Ecuador’s president, Rafael Correa, has said Julian Assange should respond to the sexual assault allegations made against him by two Swedish women, even though the case would not in his view constitute criminal behaviour in Latin America.
His remarks are likely to add to the controversy surrounding the WikiLeaks founder but they also hint at a possible avenue for a compromise in the diplomatic row caused by Ecuador’s recent decision to grant asylum to Assange at its London embassy.
In the latest in a series of strident comments, Correa accused the British government of hypocrisy and said he was prepared for the standoff to last indefinitely even if it risked a loss of UK business and public support.
“If the UK distances itself from Ecuador as a result of this decision to grant asylum that would make us very sorry because we appreciate the United Kingdom – especially its people – but that will not make us go back on our position.
“Despite the attitude of the United Kingdom, we as a country are obliged to act responsibly,” he told a gathering of international press in Guayaquil. “As we have previously said, now that he has asylum, Mr Assange is entitled to remain in the embassy for as long as he wants.”
He spelled out three possibilities for the standoff to be broken: for the UK to promise safe conduct to the airport without the threat of arrest; for Assange to leave asylum of his own accord; or for the government in Ecuador to change its mind, which he said would not happen.

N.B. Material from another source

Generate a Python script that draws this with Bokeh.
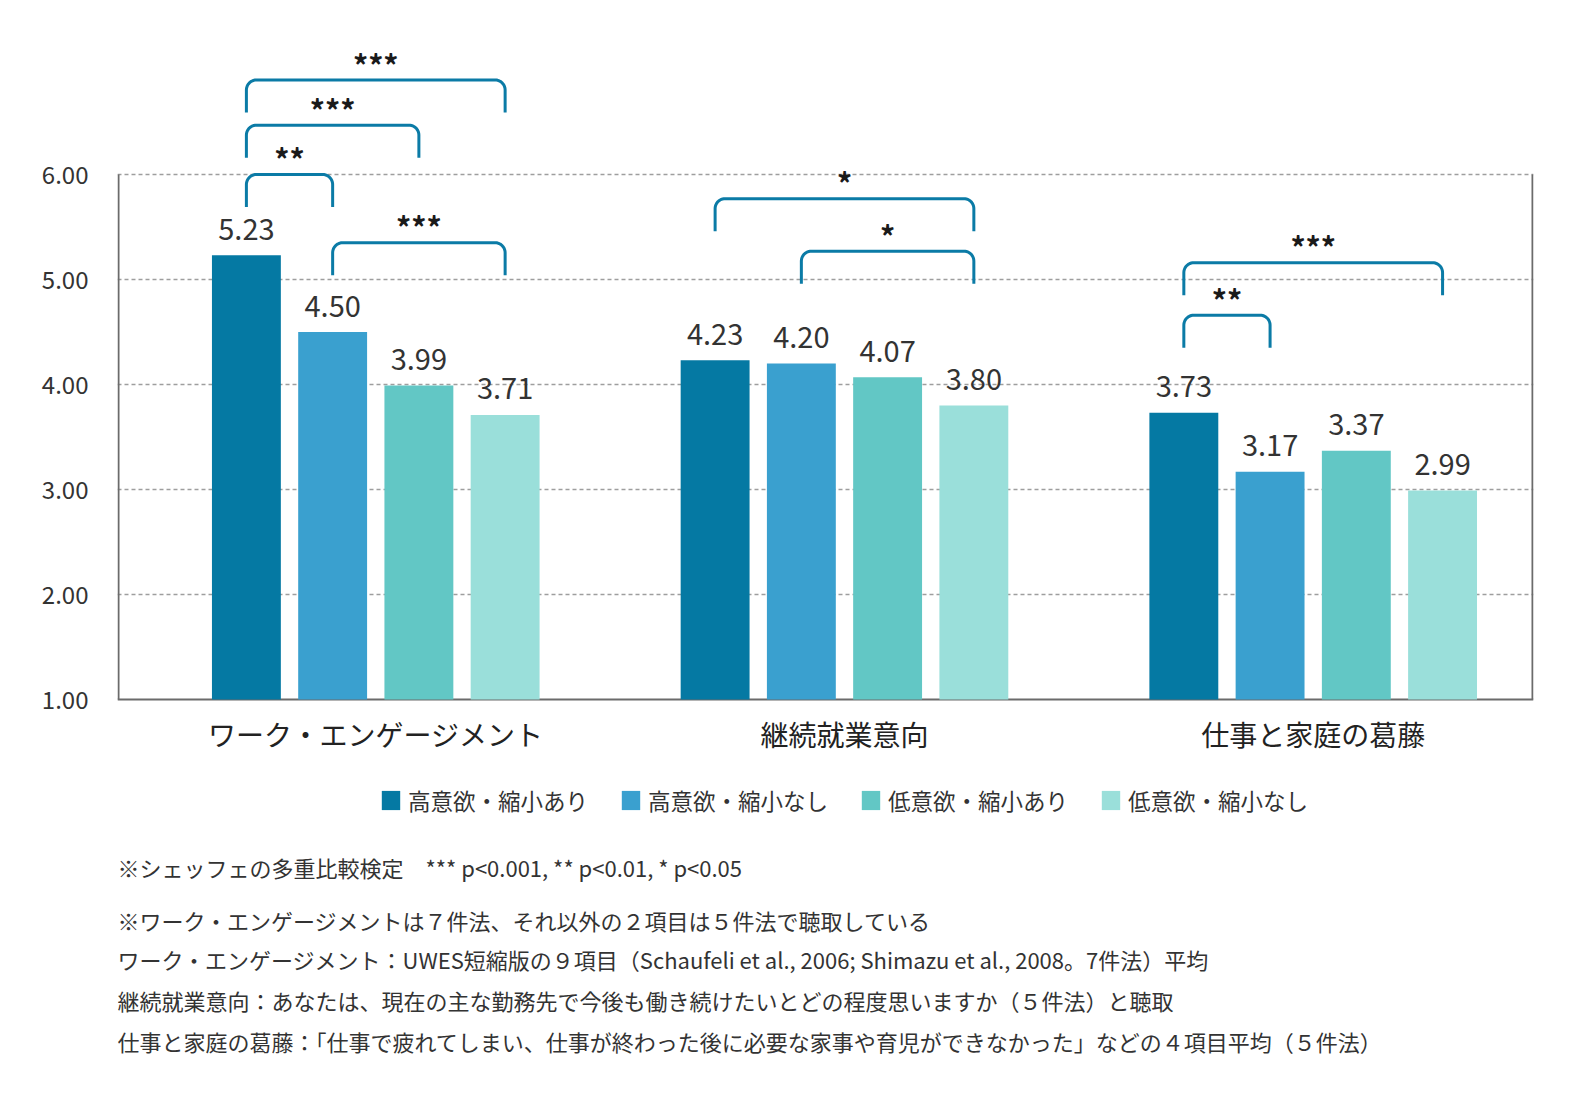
import math
from bokeh.plotting import figure
from bokeh.models import (ColumnDataSource, Range1d, FixedTicker, NumeralTickFormatter,
                          Legend, LegendItem)
from bokeh.core.properties import value
from bokeh.embed import file_html
from bokeh.resources import INLINE

FONT = "Noto Sans CJK JP"

# ---------------- data ----------------
categories = ["ワーク・エンゲージメント", "継続就業意向", "仕事と家庭の葛藤"]
series_names = ["高意欲・縮小あり", "高意欲・縮小なし", "低意欲・縮小あり", "低意欲・縮小なし"]
s_high_shrink = [5.23, 4.23, 3.73]
s_high_noshrink = [4.50, 4.20, 3.17]
s_low_shrink = [3.99, 4.07, 3.37]
s_low_noshrink = [3.71, 3.80, 2.99]
series_values = [s_high_shrink, s_high_noshrink, s_low_shrink, s_low_noshrink]
colors = ["#0579a3", "#3aa0cf", "#62c7c5", "#9adfda"]

y_ticks = [1, 2, 3, 4, 5, 6]

# significance brackets: category index, from series, to series, bracket top value, label
br_group = [0, 0, 0, 0, 1, 1, 2, 2]
br_from = [0, 0, 0, 1, 0, 1, 0, 0]
br_to = [1, 2, 3, 3, 3, 3, 3, 1]
br_top = [6.00, 6.47, 6.90, 5.35, 5.77, 5.27, 5.16, 4.66]
br_label = ["**", "***", "***", "***", "*", "*", "***", "**"]

notes = [
    "※シェッフェの多重比較検定　*** p<0.001, ** p<0.01, * p<0.05",
    "※ワーク・エンゲージメントは７件法、それ以外の２項目は５件法で聴取している",
    "ワーク・エンゲージメント：UWES短縮版の９項目（Schaufeli et al., 2006; Shimazu et al., 2008。7件法）平均",
    "継続就業意向：あなたは、現在の主な勤務先で今後も働き続けたいとどの程度思いますか（５件法）と聴取",
    "仕事と家庭の葛藤：「仕事で疲れてしまい、仕事が終わった後に必要な家事や育児ができなかった」などの４項目平均（５件法）",
]

# ---------------- layout ----------------
W, H = 1560, 1095
LEFT_BORDER = 117
RIGHT_BORDER = W - 1533
TOP_BORDER = 38
PX_Y = 105.0        # pixels per y unit
PX_X = 468.7        # pixels per x unit
BASE_Y = 699        # canvas pixel of y = 1.00
X0, X1 = -0.551, 2.470
Y1 = 6.0 + (BASE_Y - 5 * PX_Y - TOP_BORDER) / PX_Y
Y0 = 1.0 - (H - BASE_Y) / PX_Y
OFF = 0.184         # bar spacing within group
BW = 0.147          # bar width


def y_at(canvas_px):
    return 1.0 - (canvas_px - BASE_Y) / PX_Y


p = figure(width=W, height=H, output_backend="svg", toolbar_location=None,
           x_range=Range1d(X0, X1), y_range=Range1d(Y0, Y1),
           min_border_left=LEFT_BORDER, min_border_right=RIGHT_BORDER,
           min_border_top=TOP_BORDER, min_border_bottom=0)
p.outline_line_color = None
p.background_fill_color = "white"
p.border_fill_color = "white"

# grid
p.xgrid.visible = False
p.ygrid.ticker = FixedTicker(ticks=y_ticks[1:])
p.ygrid.grid_line_color = "#9e9e9e"
p.ygrid.grid_line_dash = "4 3"
p.ygrid.grid_line_width = 1.5

# y axis
p.yaxis.ticker = FixedTicker(ticks=y_ticks)
p.yaxis.formatter = NumeralTickFormatter(format="0.00")
p.yaxis.axis_line_color = None
p.yaxis.major_tick_line_color = None
p.yaxis.major_tick_out = 0
p.yaxis.major_tick_in = 0
p.yaxis.minor_tick_line_color = None
p.yaxis.minor_tick_out = 0
p.yaxis.major_label_standoff = 29
p.yaxis.major_label_text_font = FONT
p.yaxis.major_label_text_font_size = "24px"
p.yaxis.major_label_text_color = "#333333"

p.xaxis.visible = False

# axis lines and right border (from 1.00 up to 6.00)
dx = 1.0 / PX_X
p.segment(x0=[X0 + dx, X1 - dx, X0], y0=[y_ticks[0], y_ticks[0], y_ticks[0]],
          x1=[X0 + dx, X1 - dx, X1], y1=[y_ticks[-1], y_ticks[-1], y_ticks[0]],
          line_color="#6b6b6b", line_width=2)

# category labels
p.text(x=list(range(len(categories))), y=[y_at(733)] * len(categories), text=categories,
       text_align="center", text_baseline="middle", text_font=value(FONT),
       text_font_size="28px", text_color="#222222")

# bars
legend_items = []
for i, (name, vals, col) in enumerate(zip(series_names, series_values, colors)):
    xs = [g + (i - 1.5) * OFF for g in range(len(categories))]
    src = ColumnDataSource(dict(x=xs, top=vals,
                                ty=[v + 26.0 / PX_Y for v in vals],
                                label=["%.2f" % v for v in vals]))
    r = p.vbar(x="x", top="top", bottom=y_ticks[0], width=BW, source=src,
               fill_color=col, line_color=None)
    p.text(x="x", y="ty", text="label", source=src, text_align="center",
           text_baseline="alphabetic", text_font=value(FONT),
           text_font_size="29px", text_color="#333333")
    legend_items.append(LegendItem(label=name, renderers=[r]))

# brackets
DEPTH = 0.31
RX = 10.0 / PX_X
RY = 10.0 / PX_Y
xs_all, ys_all, lx, ly = [], [], [], []
for g, a, b, top in zip(br_group, br_from, br_to, br_top):
    xl = g + (a - 1.5) * OFF
    xr = g + (b - 1.5) * OFF
    xs = [xl]
    ys = [top - DEPTH]
    n = 12
    for k in range(n + 1):
        t = math.pi - (math.pi / 2) * k / n
        xs.append(xl + RX + RX * math.cos(t))
        ys.append(top - RY + RY * math.sin(t))
    for k in range(n + 1):
        t = math.pi / 2 - (math.pi / 2) * k / n
        xs.append(xr - RX + RX * math.cos(t))
        ys.append(top - RY + RY * math.sin(t))
    xs.append(xr)
    ys.append(top - DEPTH)
    xs_all.append(xs)
    ys_all.append(ys)
    lx.append((xl + xr) / 2)
    ly.append(top + 16.3 / PX_Y)

p.multi_line(xs=xs_all, ys=ys_all, line_color="#0b7ba6", line_width=3,
             line_join="round")
p.text(x=lx, y=ly, text=br_label, text_align="center", text_baseline="middle",
       text_font=value(FONT), text_font_size="30px", text_color="#1a1a1a",
       text_font_style="bold")

# legend (inside the frame, below the categories)
legend = Legend(items=legend_items, orientation="horizontal",
                location=(262, int(H - 816)),
                glyph_width=23, glyph_height=24, label_standoff=6, spacing=31,
                label_text_font=FONT, label_text_font_size="22.5px",
                label_text_color="#333333", border_line_color=None,
                background_fill_alpha=0, padding=0, margin=0)
p.add_layout(legend, "center")

# notes
note_px = [866, 919, 958, 999, 1040]
p.text(x=[X0] * len(notes), y=[y_at(v) for v in note_px], text=notes,
       text_align="left", text_baseline="middle", text_font=value(FONT),
       text_font_size="22px", text_color="#333333")

open("out.html", "w").write(file_html(p, INLINE))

The British government has insisted on an investigation into the rape and sexual assault accusations. It wants to comply with a court request that Assange should be sent to Sweden for questioning. Assange’s supporters have tried to discredit the allegations, saying they are part of a plot to extradite him to the US.
Senior politicians in Ecuador have implied much the same. Correas added his voice but said the case needed to be answered. “I don’t want to judge allegations that have not been proven and would not, in any case, be considered a felony in Latin American, too,” he said. “It has never been the intention of the Ecuadorean government or Julian Assange not to respond to those allegations.”
Ecuador has proposed interrogations by Swedish investigators on embassy property and has said it would support Assange going to Sweden if it could get reassurances from the UK government that he would not then be extradited to the US.
Critics say this is grandstanding for domestic political reasons. Correa – already Ecuador’s longest serving president for a century – will contest an election early next year. Although his support rates are high, one of his least popular moves has been to assert greater control over the media through lawsuits, referenda and closures of radio stations. Providing a haven for Assage – a champion of whistleblowers – may be designed to offset these negative perceptions.
During the Q&A on Tuesday Correa addressed this issue and defending an offensive against TV, radio and print. “Don’t let yourself be fooled by what’s going. There is this image of the media as being about Woodward and Bernstein and Watergate and the struggle for freedom of expression. But that isn’t the case here.”
The reality, he said, was more like the the novel Pantanleón y las Visitadoras by Mario Vargas Llosa. “Instead of grabbing the news they are blackmailing people. The press in Latin America is totally corrupt,” he said.